YOUR OBJECTIVE:
Return the complete listing that follows, with each line reproduced exactly.

SOURCE EXCERPT:
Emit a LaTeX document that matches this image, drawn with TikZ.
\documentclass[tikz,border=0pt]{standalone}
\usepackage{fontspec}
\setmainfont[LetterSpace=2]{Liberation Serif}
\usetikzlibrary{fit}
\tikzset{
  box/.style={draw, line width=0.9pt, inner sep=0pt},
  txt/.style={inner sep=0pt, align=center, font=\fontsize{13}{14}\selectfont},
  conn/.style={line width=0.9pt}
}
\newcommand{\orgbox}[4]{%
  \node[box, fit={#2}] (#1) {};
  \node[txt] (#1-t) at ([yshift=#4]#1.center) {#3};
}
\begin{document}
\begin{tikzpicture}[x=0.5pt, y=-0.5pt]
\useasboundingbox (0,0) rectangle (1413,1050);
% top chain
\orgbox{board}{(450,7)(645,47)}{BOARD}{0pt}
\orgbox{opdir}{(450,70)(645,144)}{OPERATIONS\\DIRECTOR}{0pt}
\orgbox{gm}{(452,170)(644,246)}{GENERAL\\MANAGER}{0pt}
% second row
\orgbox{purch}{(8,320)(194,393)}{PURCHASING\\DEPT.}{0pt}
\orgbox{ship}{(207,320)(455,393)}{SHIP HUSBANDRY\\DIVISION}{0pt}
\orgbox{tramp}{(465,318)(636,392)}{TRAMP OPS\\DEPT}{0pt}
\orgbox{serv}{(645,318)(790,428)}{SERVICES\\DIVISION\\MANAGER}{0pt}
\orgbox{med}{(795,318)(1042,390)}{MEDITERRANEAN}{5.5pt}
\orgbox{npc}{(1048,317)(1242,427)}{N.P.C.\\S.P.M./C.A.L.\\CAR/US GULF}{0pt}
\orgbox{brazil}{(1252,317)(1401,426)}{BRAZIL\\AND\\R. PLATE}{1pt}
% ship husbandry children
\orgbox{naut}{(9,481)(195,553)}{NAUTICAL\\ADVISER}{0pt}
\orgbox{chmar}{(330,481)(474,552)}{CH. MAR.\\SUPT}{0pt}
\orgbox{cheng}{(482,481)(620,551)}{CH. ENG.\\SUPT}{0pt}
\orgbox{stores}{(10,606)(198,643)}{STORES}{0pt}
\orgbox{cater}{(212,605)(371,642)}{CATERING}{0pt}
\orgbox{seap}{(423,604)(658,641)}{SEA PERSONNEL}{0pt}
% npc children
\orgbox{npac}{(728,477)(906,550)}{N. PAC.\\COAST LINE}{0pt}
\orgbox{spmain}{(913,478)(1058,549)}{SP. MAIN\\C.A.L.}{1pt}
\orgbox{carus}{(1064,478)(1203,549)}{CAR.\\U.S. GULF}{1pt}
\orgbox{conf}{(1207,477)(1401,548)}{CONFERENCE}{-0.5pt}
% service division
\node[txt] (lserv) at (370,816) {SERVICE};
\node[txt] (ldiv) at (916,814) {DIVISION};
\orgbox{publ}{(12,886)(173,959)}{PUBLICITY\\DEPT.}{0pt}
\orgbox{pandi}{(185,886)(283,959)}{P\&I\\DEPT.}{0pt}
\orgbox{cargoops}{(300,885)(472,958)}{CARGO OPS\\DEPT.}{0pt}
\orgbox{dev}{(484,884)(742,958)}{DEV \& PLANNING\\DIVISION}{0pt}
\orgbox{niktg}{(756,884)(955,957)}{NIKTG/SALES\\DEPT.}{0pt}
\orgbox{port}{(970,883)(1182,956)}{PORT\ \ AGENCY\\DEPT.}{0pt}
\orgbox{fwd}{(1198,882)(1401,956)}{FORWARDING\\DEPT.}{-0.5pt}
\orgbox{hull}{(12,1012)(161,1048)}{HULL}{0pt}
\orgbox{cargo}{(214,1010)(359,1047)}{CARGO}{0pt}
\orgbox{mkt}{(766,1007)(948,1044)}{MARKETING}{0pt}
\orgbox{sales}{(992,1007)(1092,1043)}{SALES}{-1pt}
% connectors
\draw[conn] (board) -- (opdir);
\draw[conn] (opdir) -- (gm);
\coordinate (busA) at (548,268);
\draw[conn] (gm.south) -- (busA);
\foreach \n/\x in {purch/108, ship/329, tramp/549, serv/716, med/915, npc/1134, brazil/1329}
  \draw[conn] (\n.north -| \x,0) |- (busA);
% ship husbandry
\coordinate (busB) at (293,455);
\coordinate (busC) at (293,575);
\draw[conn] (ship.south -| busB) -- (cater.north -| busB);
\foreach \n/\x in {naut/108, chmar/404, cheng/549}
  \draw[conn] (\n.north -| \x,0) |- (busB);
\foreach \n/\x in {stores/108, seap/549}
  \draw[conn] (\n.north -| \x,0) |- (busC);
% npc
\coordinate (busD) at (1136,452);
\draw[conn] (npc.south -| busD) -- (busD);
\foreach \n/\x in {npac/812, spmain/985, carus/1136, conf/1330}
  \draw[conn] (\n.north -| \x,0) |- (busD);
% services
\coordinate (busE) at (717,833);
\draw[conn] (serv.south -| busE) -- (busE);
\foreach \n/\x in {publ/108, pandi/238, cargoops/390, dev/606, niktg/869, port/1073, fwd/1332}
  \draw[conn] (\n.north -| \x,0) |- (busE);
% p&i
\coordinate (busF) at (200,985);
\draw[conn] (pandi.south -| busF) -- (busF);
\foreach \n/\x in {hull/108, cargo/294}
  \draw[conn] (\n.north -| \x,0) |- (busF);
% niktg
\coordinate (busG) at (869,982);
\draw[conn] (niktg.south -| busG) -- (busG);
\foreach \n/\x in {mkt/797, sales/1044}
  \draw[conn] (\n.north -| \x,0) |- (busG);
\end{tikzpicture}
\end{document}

TASK RESULT:
Emit a LaTeX document that matches this image, drawn with TikZ.
\documentclass[tikz,border=0pt]{standalone}
\usepackage{fontspec}
\setmainfont[LetterSpace=2]{Liberation Serif}
\usetikzlibrary{fit}
\tikzset{
  box/.style={draw, line width=0.9pt, inner sep=0pt},
  txt/.style={inner sep=0pt, align=center, font=\fontsize{13}{14}\selectfont},
  conn/.style={line width=0.9pt}
}
\newcommand{\orgbox}[4]{%
  \node[box, fit={#2}] (#1) {};
  \node[txt] (#1-t) at ([yshift=#4]#1.center) {#3};
}
\begin{document}
\begin{tikzpicture}[x=0.5pt, y=-0.5pt]
\useasboundingbox (0,0) rectangle (1413,1050);
% top chain
\orgbox{board}{(450,7)(645,47)}{BOARD}{0pt}
\orgbox{opdir}{(450,70)(645,144)}{OPERATIONS\\DIRECTOR}{0pt}
\orgbox{gm}{(452,170)(644,246)}{GENERAL\\MANAGER}{0pt}
% second row
\orgbox{purch}{(8,320)(194,393)}{PURCHASING\\DEPT.}{0pt}
\orgbox{ship}{(207,320)(455,393)}{SHIP HUSBANDRY\\DIVISION}{0pt}
\orgbox{tramp}{(465,318)(636,392)}{TRAMP OPS\\DEPT}{0pt}
\orgbox{serv}{(645,318)(790,428)}{SERVICES\\DIVISION\\MANAGER}{0pt}
\orgbox{med}{(795,318)(1042,390)}{MEDITERRANEAN}{5.5pt}
\orgbox{npc}{(1048,317)(1242,427)}{N.P.C.\\S.P.M./C.A.L.\\CAR/US GULF}{0pt}
\orgbox{brazil}{(1252,317)(1401,426)}{BRAZIL\\AND\\R. PLATE}{1pt}
% ship husbandry children
\orgbox{naut}{(9,481)(195,553)}{NAUTICAL\\ADVISER}{0pt}
\orgbox{chmar}{(330,481)(474,552)}{CH. MAR.\\SUPT}{0pt}
\orgbox{cheng}{(482,481)(620,551)}{CH. ENG.\\SUPT}{0pt}
\orgbox{stores}{(10,606)(198,643)}{STORES}{0pt}
\orgbox{cater}{(212,605)(371,642)}{CATERING}{0pt}
\orgbox{seap}{(423,604)(658,641)}{SEA PERSONNEL}{0pt}
% npc children
\orgbox{npac}{(728,477)(906,550)}{N. PAC.\\COAST LINE}{0pt}
\orgbox{spmain}{(913,478)(1058,549)}{SP. MAIN\\C.A.L.}{1pt}
\orgbox{carus}{(1064,478)(1203,549)}{CAR.\\U.S. GULF}{1pt}
\orgbox{conf}{(1207,477)(1401,548)}{CONFERENCE}{-0.5pt}
% service division
\node[txt] (lserv) at (370,816) {SERVICE};
\node[txt] (ldiv) at (916,814) {DIVISION};
\orgbox{publ}{(12,886)(173,959)}{PUBLICITY\\DEPT.}{0pt}
\orgbox{pandi}{(185,886)(283,959)}{P\&I\\DEPT.}{0pt}
\orgbox{cargoops}{(300,885)(472,958)}{CARGO OPS\\DEPT.}{0pt}
\orgbox{dev}{(484,884)(742,958)}{DEV \& PLANNING\\DIVISION}{0pt}
\orgbox{niktg}{(756,884)(955,957)}{NIKTG/SALES\\DEPT.}{0pt}
\orgbox{port}{(970,883)(1182,956)}{PORT\ \ AGENCY\\DEPT.}{0pt}
\orgbox{fwd}{(1198,882)(1401,956)}{FORWARDING\\DEPT.}{-0.5pt}
\orgbox{hull}{(12,1012)(161,1048)}{HULL}{0pt}
\orgbox{cargo}{(214,1010)(359,1047)}{CARGO}{0pt}
\orgbox{mkt}{(766,1007)(948,1044)}{MARKETING}{0pt}
\orgbox{sales}{(992,1007)(1092,1043)}{SALES}{-1pt}
% connectors
\draw[conn] (board) -- (opdir);
\draw[conn] (opdir) -- (gm);
\coordinate (busA) at (548,268);
\draw[conn] (gm.south) -- (busA);
\foreach \n/\x in {purch/108, ship/329, tramp/549, serv/716, med/915, npc/1134, brazil/1329}
  \draw[conn] (\n.north -| \x,0) |- (busA);
% ship husbandry
\coordinate (busB) at (293,455);
\coordinate (busC) at (293,575);
\draw[conn] (ship.south -| busB) -- (cater.north -| busB);
\foreach \n/\x in {naut/108, chmar/404, cheng/549}
  \draw[conn] (\n.north -| \x,0) |- (busB);
\foreach \n/\x in {stores/108, seap/549}
  \draw[conn] (\n.north -| \x,0) |- (busC);
% npc
\coordinate (busD) at (1136,452);
\draw[conn] (npc.south -| busD) -- (busD);
\foreach \n/\x in {npac/812, spmain/985, carus/1136, conf/1330}
  \draw[conn] (\n.north -| \x,0) |- (busD);
% services
\coordinate (busE) at (717,833);
\draw[conn] (serv.south -| busE) -- (busE);
\foreach \n/\x in {publ/108, pandi/238, cargoops/390, dev/606, niktg/869, port/1073, fwd/1332}
  \draw[conn] (\n.north -| \x,0) |- (busE);
% p&i
\coordinate (busF) at (200,985);
\draw[conn] (pandi.south -| busF) -- (busF);
\foreach \n/\x in {hull/108, cargo/294}
  \draw[conn] (\n.north -| \x,0) |- (busF);
% niktg
\coordinate (busG) at (869,982);
\draw[conn] (niktg.south -| busG) -- (busG);
\foreach \n/\x in {mkt/797, sales/1044}
  \draw[conn] (\n.north -| \x,0) |- (busG);
\end{tikzpicture}
\end{document}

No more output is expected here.